A team of divers from Code 760, Regional Dive Division, at Puget Sound Naval Shipyard & Intermediate Maintenance Facility, make their way to the Port Orchard, Washington, Marina, Aug 1, 2024, aboard their new dive boat. (U.S. Navy photo by Wendy Hallmark)
A team of divers from Code 760, Regional Dive Division, at Puget Sound Naval Shipyard & Intermediate Maintenance Facility, make their way to the Port Orchard, Washington, Marina, Aug 1, 2024, aboard their new dive boat. (U.S. Navy photo by Wendy Hallmark)

According to Mike Richardson, Diving Operations manager, Code 760, the new boat will help the divers accomplish their mission more effectively and comfortably.

“The new boat is a purpose-built dive boat with a Marine Knuckle Boom crane,” said Richardson. “It has fixtures and stands to hold dive gear, space and weight allotments for cabinets and tooling, hydraulic power units to drive our underwater tools and the MKB, a diver’s dressing room where divers can change in and out of their wetsuits and take a shower after the dive.”

Richardson said the new boat will support the critical work achieved by PSNS & IMF.

“All of the work here at the shipyard is important to our national security,” he said. “Our [divers] work can save the shipyard time, money and reduce dry dock time by executing work pierside. Some of our recent emergent work was conducted outside the continental United States, and allowed one of our ships to remain forward deployed.”

The new boat, designated 65DS2001, was built in Tacoma, Wash. and has an expected service life of 25 years. It can carry 14 people and has a shallow draft, which allows it to moor against submarines. The hull has long strips of rubber running fore and aft, both above and below the waterline, to prevent damaging a submarine moored alongside.

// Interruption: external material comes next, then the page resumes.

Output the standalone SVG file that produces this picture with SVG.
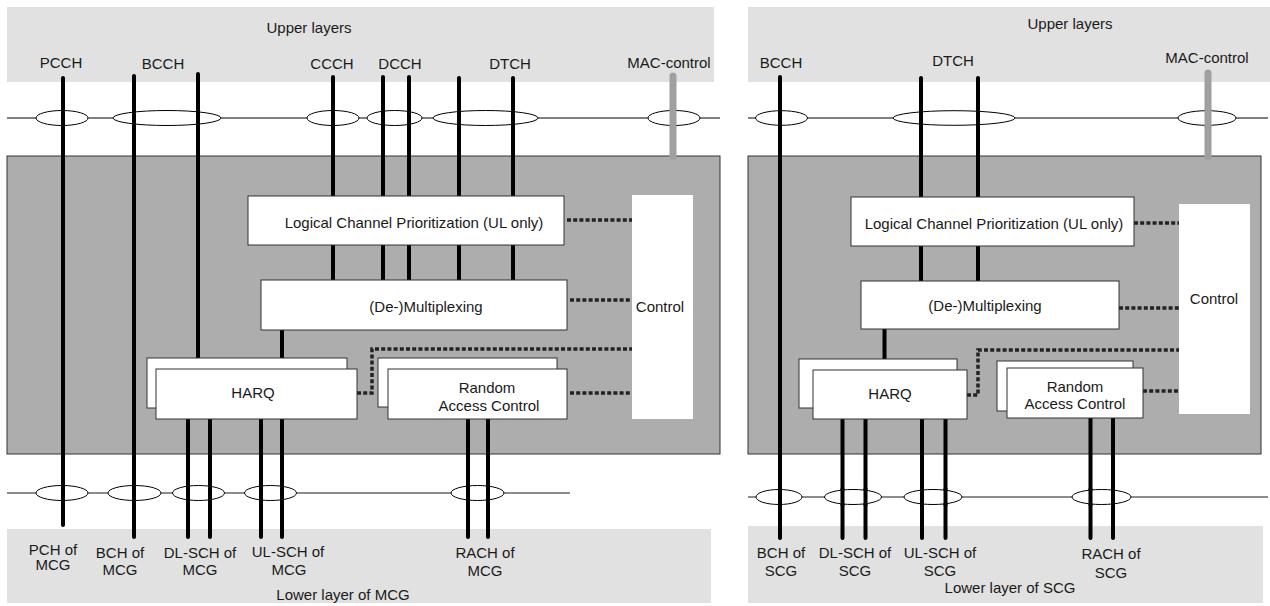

Richardson said this diving boat will be used to support a wide variety of missions.

“We’ll use it for surface-supplied Underwater Ship Husbandry diving; work on surface ships and submarines; installing and removing cofferdams; hull inspections; propeller and secondary propulsion unit removal and replacement; work in ballast tanks; as well as shipyard infrastructure missions such as cleaning and inspecting dry dock caissons and tunnels, stop logs and fire mains,” Richardson explained.

“We will also take sea floor sediment samples for scientists,” he said. “The dive boats with cranes are also used to retrieve items and equipment from the inactive ships fleet and from vessels at Mooring Alpha; and to maneuver cofferdams in and out of the water and load and unload diving equipment from the dive boats and barges.”

The new dive boat also has several features common to dive boats used in the civilian world.

“The dive boat has a built-in air compressor and hydraulic system to power the MKB and underwater hydraulic tools and an educator pump used to dewater cofferdams,” Richardson said. “There is space allocated for the divers’ air system, a galley and a bathroom (head) on board, a swim step with integrated ladder for diver recovery, and umbilical racks.”